The Northeastern students chanted, "BU football!" in the third period, drawing an "Undefeated!" cheer from the Terrier students.

Sans stick, Chris Higgins made a nice pass with his left foot in the Northeastern zone with about seven minutes remaining in the game. Higgins booted the puck past Andrew Linard to Eric Thomassian in the slot, but Brad Thiessen remained true between the pipes.

Longtime Boston University sports information director Ed Carpenter, who is now retired, was back in action at the Beanpot. When Carpenter introduced Jack Parker in the postgame press conference, Parker quipped, "I have a question. How did you get this gig? I thought you retired."

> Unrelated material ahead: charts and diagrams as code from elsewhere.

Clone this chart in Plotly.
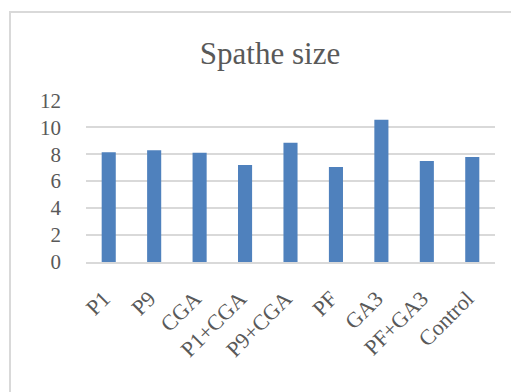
import plotly.graph_objects as go

# Spathe size per treatment
treatments = ["P1", "P9", "CGA", "P1+CGA", "P9+CGA", "PF", "GA3", "PF+GA3", "Control"]
spathe_size = [8.15, 8.3, 8.1, 7.2, 8.85, 7.05, 10.55, 7.5, 7.8]
y_ticks = [0, 2, 4, 6, 8, 10, 12]

W, H = 511, 392
ML, MR, MT, MB = 86, 16, 100, 130
plot_w = W - ML - MR
plot_h = H - MT - MB

GREY_TEXT = "#595959"
GRID = "#d9d9d9"
FONT = "Liberation Serif, Times New Roman, serif"

fig = go.Figure(
    go.Bar(
        x=treatments,
        y=spathe_size,
        marker=dict(color="#4f81bd", line=dict(width=0)),
    )
)


def px_x(p):
    return (p - ML) / plot_w


def px_y(p):
    return (H - MB - p) / plot_h


# Chart-area frame (left and top edges visible)
fig.add_shape(
    type="rect", xref="paper", yref="paper",
    x0=px_x(10), x1=px_x(W + 40), y0=px_y(H + 40), y1=px_y(12),
    line=dict(color=GRID, width=2), fillcolor="rgba(0,0,0,0)", layer="below",
)

fig.update_layout(
    width=W,
    height=H,
    margin=dict(l=ML, r=MR, t=MT, b=MB, pad=0),
    paper_bgcolor="white",
    plot_bgcolor="white",
    bargap=0.69,
    showlegend=False,
    font=dict(family=FONT, color=GREY_TEXT, size=21),
    title=dict(
        text="Spathe size",
        font=dict(family=FONT, size=31, color=GREY_TEXT),
        x=px_x(270), xref="paper", xanchor="center",
        y=1 - 53 / H, yref="container", yanchor="middle",
    ),
    xaxis=dict(
        tickangle=-45,
        showgrid=False,
        showline=True,
        linecolor=GRID,
        linewidth=2,
        ticks="",
        ticklabelstandoff=13,
        ticklabelshift=-5,
        tickfont=dict(family=FONT, size=22, color=GREY_TEXT),
    ),
    yaxis=dict(
        range=[0, 12.02],
        tickvals=y_ticks,
        showgrid=True,
        gridcolor=GRID,
        gridwidth=2,
        zeroline=False,
        showline=False,
        ticks="",
        ticklabelstandoff=24,
        tickfont=dict(family=FONT, size=21, color=GREY_TEXT),
    ),
)

fig.write_html("out.html")
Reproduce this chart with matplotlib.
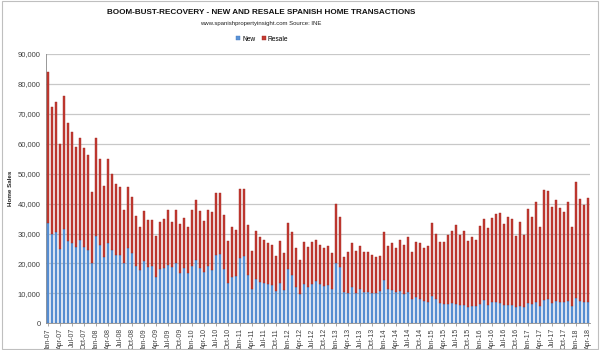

UMass coach Don Cahoon was on hand for the festivities. Cahoon was a former BU player and coach under Jack Parker and is somewhat of a regular at the Beanpot.

After getting stripped of their captaincies, Brian Boyle earned his "C" back, and Joe Rooney got his "A" restitched to his sweater. Jerry York removed their titles entering the second half of the season because he was not pleased with their efforts in the classroom.

The BC fans appeared to be going at it alone throughout the night. During a "We are BC!" cheer, the Harvard, Northeastern and BU fans chimed in "Sucks!"

BC has played 40 games in the Boston Garden's replacement building, more than any other college hockey team. The Eagles are 24-15-1 and have won six championships here (four Hockey East, two Beanpot).

Hey, if you're going to pay to get into both games, you might as well get your money's worth. The Northeastern students were still going strong in the third period of the second game with a "Let's go, Huskies!" cheer.


BC and BU will meet in the Beanpot final for the 19th time. BU holds an 11-7 record on the second Monday against BC. The Eagles won the first four championship meetings, and the Terriers have won 11 of the last 14. This will be the fourth time in the last five years they have met in the championship game. The only time they didn't in that span (2005), they met in the first round. BC holds a 2-1 edge in the season series against BU this season.

"It should be a classic Beanpot final," Jerry York said.